Avalanche in Uttarakhand's Chamoli kills 8
Kolkata, India: At least eight people have died in Uttarakhand's Chamoli district on Friday after an avalanche was triggered in the Niti Valley, near the Indo-China border, media reports confirm.
"Information was received about a part of a glacier collapsing beyond Sumna Chawki in the Niti valley," BRO officials said. Apart from the eight dead, 384 Border Roads Organization (BRO) workers have been rescued.
Rescue operations were disrupted last night due to inclement weather, but they resumed this morning. A BRO official reported the glacier collapsed where workers were engaged in road building.
The Army said in a statement, at around 4 p.m. on April 23, an avalanche reached a position about 4 km ahead of Sumna on the Sumna-Rimkhim road in Uttarakhand.
What caused the avalanche?
We The World Magazine could not independently clarify if the avalanche was triggered by human activities like road-building persistent in the area.
Apart from natural triggers like heavy snowfall, earthquakes, wind, rainfall, and even a rise in temperature, avalanches are known to be triggered by human activities like skiing, snowmobiling, and vibration from construction machinery.
According to District Disaster Management Officer NK Joshi, there are no residents in the Sumna region, only ITBP and BRO camps. Sumna is located in the Tapovan region of Chamoli's Joshimath, approximately 40 kilometers from Raini Village.
Chief Minister Tirath Singh Rawat reportedly directed to halt work at night in order to avoid any untoward incidents, according to Live Mint.
He has also directed the district administration to gather as much information as possible about the incident.

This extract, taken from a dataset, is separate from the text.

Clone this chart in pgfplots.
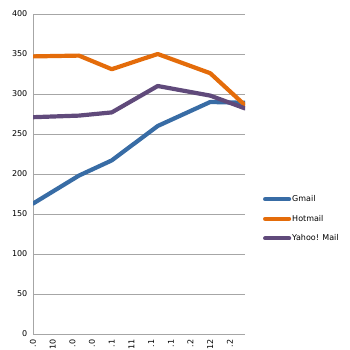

"A glacier burst has been reported in Sumna, Niti Valley. I have released an alert in this regard. I am in constant touch with the district administration and BRO," Rawat said in a tweet on Friday night.
In February this year, at least 80 people were killed and 170 were missing after a glacier broke off, causing a flood in the Chamoli District's Dhauliganga river.
The floods destroyed several important projects, including the well-known Rishiganga Hydropower Project.
Glacier bursts and avalanches are common in the icy kingdoms of Uttarakhand. But in the recent years, the perils from the natural disaster has become aggravated, thanks to unbarred development and climate change.